++++ Data ++++

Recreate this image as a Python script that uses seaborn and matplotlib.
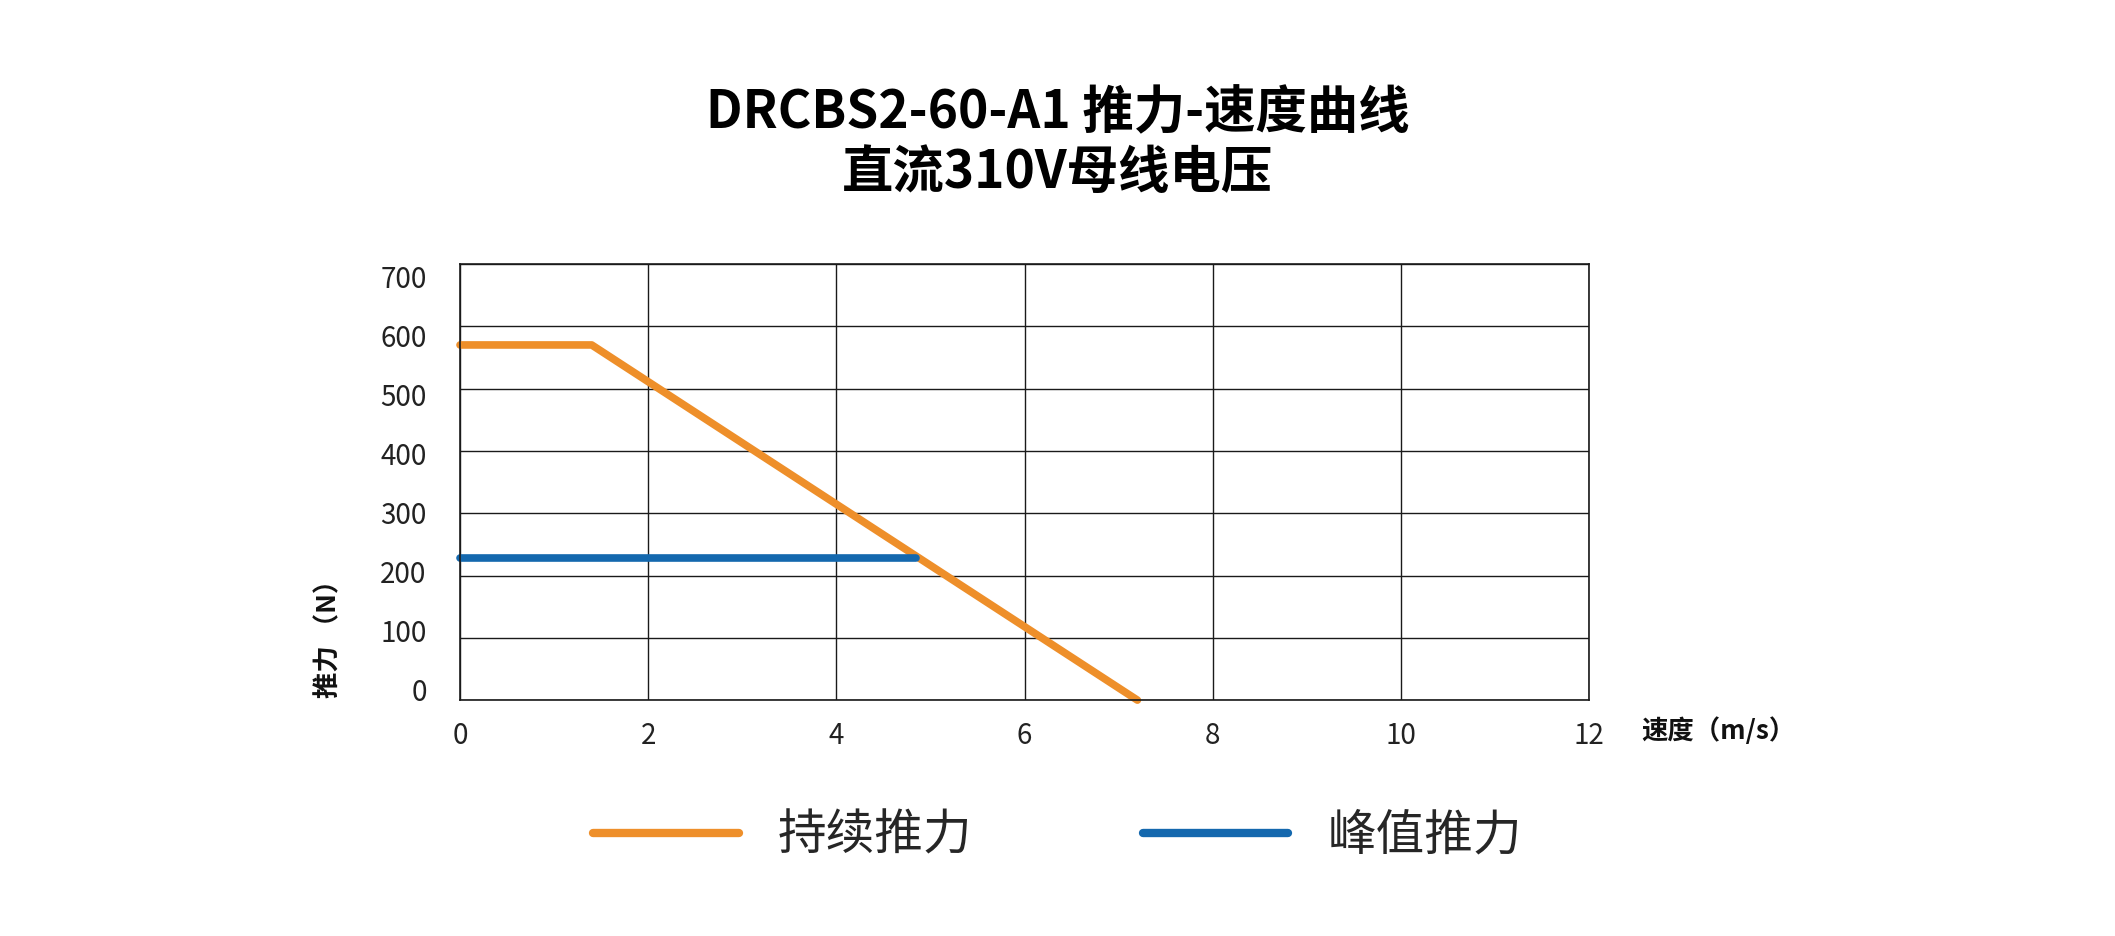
import pandas as pd
import seaborn as sns
import matplotlib.pyplot as plt
from matplotlib.lines import Line2D

# curve data
speed_cont = [0, 1.4, 7.2]
force_cont = [570, 570, 0]
speed_peak = [0, 4.85]
force_peak = [228, 228]
series_names = ['持续推力', '峰值推力']
series_colors = ['#EE8F2A', '#1468AE']
x_ticks = [0, 2, 4, 6, 8, 10, 12]
y_ticks = [0, 100, 200, 300, 400, 500, 600, 700]


def thrust_speed_chart():
    data = pd.concat([
        pd.DataFrame({'speed': speed_cont, 'force': force_cont, 'series': series_names[0]}),
        pd.DataFrame({'speed': speed_peak, 'force': force_peak, 'series': series_names[1]}),
    ])
    palette = dict(zip(series_names, series_colors))

    sns.set_theme(style="white")
    plt.rcParams['font.family'] = ['Noto Sans CJK SC', 'DejaVu Sans']

    fig = plt.figure(figsize=(21.15, 9.36), dpi=100)
    ax = fig.add_axes([0.2175, 0.252, 0.5338, 0.466])

    sns.lineplot(data=data, x='speed', y='force', hue='series', palette=palette,
                 hue_order=series_names, linewidth=5.5, sort=False, legend=False,
                 solid_capstyle='round', solid_joinstyle='round', clip_on=False, ax=ax)

    ax.set_xlim(0, 12)
    ax.set_ylim(0, 700)
    ax.set_xticks(x_ticks)
    ax.set_yticks(y_ticks)
    ax.grid(True, color='#1a1a1a', linewidth=1.0)
    ax.set_axisbelow(True)
    for s in ax.spines.values():
        s.set_color('#1a1a1a')
        s.set_linewidth(1.2)
    ax.tick_params(axis='both', length=0, labelsize=20, colors='#222222')
    ax.tick_params(axis='x', pad=15)
    ax.tick_params(axis='y', labelleft=False)
    ax.set_xlabel('')
    ax.set_ylabel('')

    # y labels in the original sit on a slightly tighter scale than the grid
    lab = ax.twinx()
    lab.set_ylim(-18.3, 720.6)
    lab.set_yticks(y_ticks)
    lab.yaxis.tick_left()
    lab.tick_params(axis='y', length=0, labelsize=20, colors='#222222', pad=24,
                    labelleft=True, labelright=False)
    lab.grid(False)
    for s in lab.spines.values():
        s.set_visible(False)

    fig.text(0.776, 0.219, '速度（m/s）', fontsize=19, fontweight='bold',
             ha='left', va='center', color='#111111')
    fig.text(0.1556, 0.324, '推力 （N）', fontsize=19, fontweight='bold',
             rotation=90, ha='center', va='center', color='#111111')

    fig.text(0.5, 0.880, 'DRCBS2-60-A1 推力-速度曲线', fontsize=37, fontweight='bold',
             ha='center', va='center', color='#000000')
    fig.text(0.5, 0.816, '直流310V母线电压', fontsize=37, fontweight='bold',
             ha='center', va='center', color='#000000')

    handles = [Line2D([0], [0], color=c, linewidth=6, solid_capstyle='round')
               for c in series_colors]
    leg = fig.legend(handles, series_names, loc='center', bbox_to_anchor=(0.5, 0.107),
                     ncol=2, frameon=False, fontsize=35, handlelength=3.0,
                     handletextpad=0.8, columnspacing=3.5)
    for t in leg.get_texts():
        t.set_fontweight('light')

    plt.savefig('out.png', dpi=100)


thrust_speed_chart()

++++

Written problem: Repeat the material above in full and unchanged, minus its images.

Result of the task:
Recreate this image as a Python script that uses seaborn and matplotlib.
import pandas as pd
import seaborn as sns
import matplotlib.pyplot as plt
from matplotlib.lines import Line2D

# curve data
speed_cont = [0, 1.4, 7.2]
force_cont = [570, 570, 0]
speed_peak = [0, 4.85]
force_peak = [228, 228]
series_names = ['持续推力', '峰值推力']
series_colors = ['#EE8F2A', '#1468AE']
x_ticks = [0, 2, 4, 6, 8, 10, 12]
y_ticks = [0, 100, 200, 300, 400, 500, 600, 700]


def thrust_speed_chart():
    data = pd.concat([
        pd.DataFrame({'speed': speed_cont, 'force': force_cont, 'series': series_names[0]}),
        pd.DataFrame({'speed': speed_peak, 'force': force_peak, 'series': series_names[1]}),
    ])
    palette = dict(zip(series_names, series_colors))

    sns.set_theme(style="white")
    plt.rcParams['font.family'] = ['Noto Sans CJK SC', 'DejaVu Sans']

    fig = plt.figure(figsize=(21.15, 9.36), dpi=100)
    ax = fig.add_axes([0.2175, 0.252, 0.5338, 0.466])

    sns.lineplot(data=data, x='speed', y='force', hue='series', palette=palette,
                 hue_order=series_names, linewidth=5.5, sort=False, legend=False,
                 solid_capstyle='round', solid_joinstyle='round', clip_on=False, ax=ax)

    ax.set_xlim(0, 12)
    ax.set_ylim(0, 700)
    ax.set_xticks(x_ticks)
    ax.set_yticks(y_ticks)
    ax.grid(True, color='#1a1a1a', linewidth=1.0)
    ax.set_axisbelow(True)
    for s in ax.spines.values():
        s.set_color('#1a1a1a')
        s.set_linewidth(1.2)
    ax.tick_params(axis='both', length=0, labelsize=20, colors='#222222')
    ax.tick_params(axis='x', pad=15)
    ax.tick_params(axis='y', labelleft=False)
    ax.set_xlabel('')
    ax.set_ylabel('')

    # y labels in the original sit on a slightly tighter scale than the grid
    lab = ax.twinx()
    lab.set_ylim(-18.3, 720.6)
    lab.set_yticks(y_ticks)
    lab.yaxis.tick_left()
    lab.tick_params(axis='y', length=0, labelsize=20, colors='#222222', pad=24,
                    labelleft=True, labelright=False)
    lab.grid(False)
    for s in lab.spines.values():
        s.set_visible(False)

    fig.text(0.776, 0.219, '速度（m/s）', fontsize=19, fontweight='bold',
             ha='left', va='center', color='#111111')
    fig.text(0.1556, 0.324, '推力 （N）', fontsize=19, fontweight='bold',
             rotation=90, ha='center', va='center', color='#111111')

    fig.text(0.5, 0.880, 'DRCBS2-60-A1 推力-速度曲线', fontsize=37, fontweight='bold',
             ha='center', va='center', color='#000000')
    fig.text(0.5, 0.816, '直流310V母线电压', fontsize=37, fontweight='bold',
             ha='center', va='center', color='#000000')

    handles = [Line2D([0], [0], color=c, linewidth=6, solid_capstyle='round')
               for c in series_colors]
    leg = fig.legend(handles, series_names, loc='center', bbox_to_anchor=(0.5, 0.107),
                     ncol=2, frameon=False, fontsize=35, handlelength=3.0,
                     handletextpad=0.8, columnspacing=3.5)
    for t in leg.get_texts():
        t.set_fontweight('light')

    plt.savefig('out.png', dpi=100)


thrust_speed_chart()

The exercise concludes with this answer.